In that fateful Monte Carlo soiree, players confused the odds for a single black spin (1-in-2) with those for an unbroken sequence of 29 black spins in a row (1-in-136,823,184) because such a beautifully symmetric sequence is like catnip to our lusty cognitive biases. And while we chase after them like moths to a campfire, we are blindsided by the gut-sized flaw in our reasoning.
Mathematical probability, as expressed by Darling’s 1-in-136,823,184 calculation, only applies when treating the whole 29 spins combined into a single event and the outcome is measured as a combination of all previous results. But that was not the case, as players were betting (and losing) one spin at a time - and the outcome was measured after each bet, not all of them.
As it was, with all their fluids flushing towards a single magic pattern, players were oblivious to the fact that probability is agnostic, and the odds for a 29-all-black sequence are exactly the same as those for a 28-black-1-red.
Don’t believe us? Think about it this way: the ball has a 1-in-2 chance of landing in black. But this also means that red has the same 1-in-2 chance.
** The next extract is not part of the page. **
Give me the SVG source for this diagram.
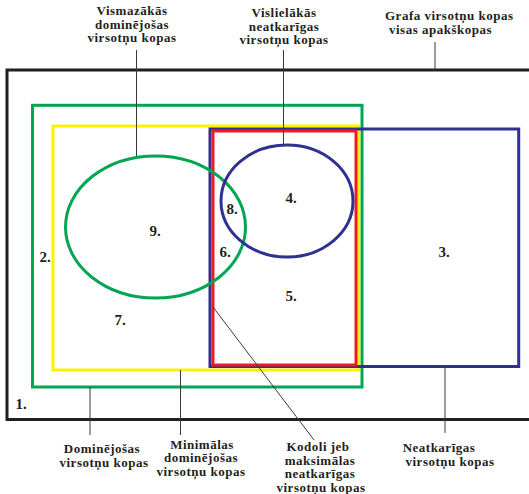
<svg xmlns="http://www.w3.org/2000/svg" width="529" height="494" viewBox="0 0 529 494">
<style>
.t{font-family:"Liberation Serif","Times New Roman",serif;font-weight:bold;font-size:13px;letter-spacing:0.5px;fill:#231f20;text-anchor:middle}
.n{font-family:"Liberation Serif","Times New Roman",serif;font-weight:bold;font-size:15px;fill:#231f20;text-anchor:middle}
.s{fill:none;stroke-width:3}
.lead{stroke:#3a3a3a;stroke-width:1;fill:none}
</style>
<rect width="529" height="494" fill="#ffffff"/>
<g id="all-subsets">
<rect class="s" x="7" y="70" width="526" height="349.5" stroke="#231f20"/>
<text class="n" x="21" y="409">1.</text>
</g>
<g id="dominating-sets">
<rect class="s" x="32.5" y="105.3" width="329.5" height="281.7" stroke="#00a651"/>
<text class="n" x="45" y="262">2.</text>
</g>
<g id="minimal-dominating-sets">
<rect class="s" x="53" y="126" width="305.7" height="244" stroke="#fff200"/>
<text class="n" x="120" y="325">7.</text>
</g>
<g id="independent-sets">
<rect class="s" x="210" y="129" width="308.7" height="237.5" stroke="#2e3192"/>
<text class="n" x="444" y="257">3.</text>
</g>
<g id="kernels">
<rect class="s" x="213" y="131" width="143" height="234" stroke="#ed1c24"/>
<text class="n" x="291" y="301">5.</text>
</g>
<g id="smallest-dominating-sets">
<ellipse class="s" cx="155.5" cy="227" rx="90" ry="71" stroke="#00a651"/>
<text class="n" x="155" y="236">9.</text>
<text class="n" x="225" y="257">6.</text>
</g>
<g id="largest-independent-sets">
<ellipse class="s" cx="287" cy="201" rx="66" ry="56" stroke="#2e3192"/>
<text class="n" x="291" y="203">4.</text>
<text class="n" x="232" y="214">8.</text>
</g>
<g id="connectors">
<line class="lead" x1="136.5" y1="50" x2="136.5" y2="156"/>
<line class="lead" x1="283.5" y1="50" x2="283.5" y2="145"/>
<line class="lead" x1="435" y1="42" x2="435" y2="70"/>
<line class="lead" x1="90" y1="387" x2="90" y2="435"/>
<line class="lead" x1="180.5" y1="370" x2="180.5" y2="435"/>
<line class="lead" x1="213" y1="307" x2="314" y2="440"/>
<line class="lead" x1="445" y1="367" x2="445" y2="433"/>
</g>
<g id="labels">
<text class="t" x="132" y="15">Vismazākās</text>
<text class="t" x="132" y="28.5">dominējošas</text>
<text class="t" x="132" y="42">virsotņu kopas</text>
<text class="t" x="284" y="17">Vislielākās</text>
<text class="t" x="284" y="30.5">neatkarīgas</text>
<text class="t" x="284" y="44">virsotņu kopas</text>
<text class="t" x="385" y="20" style="text-anchor:start">Grafa virsotņu kopas</text>
<text class="t" x="389" y="33.5" style="text-anchor:start">visas apakškopas</text>
<text class="t" x="102" y="453">Dominējošas</text>
<text class="t" x="104" y="466.5">virsotņu kopas</text>
<text class="t" x="202" y="448.5">Minimālas</text>
<text class="t" x="201" y="462">dominējošas</text>
<text class="t" x="201" y="475.5">virsotņu kopas</text>
<text class="t" x="318" y="451">Kodoli jeb</text>
<text class="t" x="320" y="464.5">maksimālas</text>
<text class="t" x="320" y="478">neatkarīgas</text>
<text class="t" x="321" y="491.5">virsotņu kopas</text>
<text class="t" x="439" y="452">Neatkarīgas</text>
<text class="t" x="450" y="465.5">virsotņu kopas</text>
</g>
</svg>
So, a sequence comprised of black-black-black is likely to happen once for every eight 3-spin-sequence played (½ x ½ x ½ = ⅛). But guess what? So is black-black-red, or red-black-red, or any other combination - all of them have the same 1-in-8 chance of happening.
It’s also worth mentioning that the probability for any such specific sequence to happen is waaaay smaller, before the first spin, than for it not to happen (as not happening includes the sum of all remaining possible combinations). This also means that each ball landing on black would actually increase the odds each time, but only when analysed against the remaining spins. However, as our players weren’t playing against 29-spin odds, this was also not the case.
No memory
Games that depend on skill, endurance or experience can have their odds offset by what happened in their previous instance: an injured Cristiano Ronaldo would certainly put his team at a loss, while a losing card player may turn the tables by learning their opponents’ strategy.
Alas, roulette balls aren’t the brightest cookie in the jar. Unlike a poker player or a football team, they certainly don’t learn from their previous “matches” against the roulette wheel, as they have exactly zero memory.

They also care very little for math, so their landing upon black or red certainly doesn’t happen out of sheer probabilistic love. With no memory and no particular variable to motivate them, each spin is completely unrelated to the one before - it’s like every spin is the first one.
Patterns, right?
Heads or tails?
Getting back to that coin toss, the odds for either head or tails do not decrease irrespective of how many flips end up on heads in a row. Over 100 tosses, for instance, there is no reason why the first 50 should not all come up heads while the remaining tosses all land on tails. Chances are exactly the same.
So, unbelievable as it may seem, it's better to fight your instincts and not go all-in on that tails: odds are it might just as well land on heads again.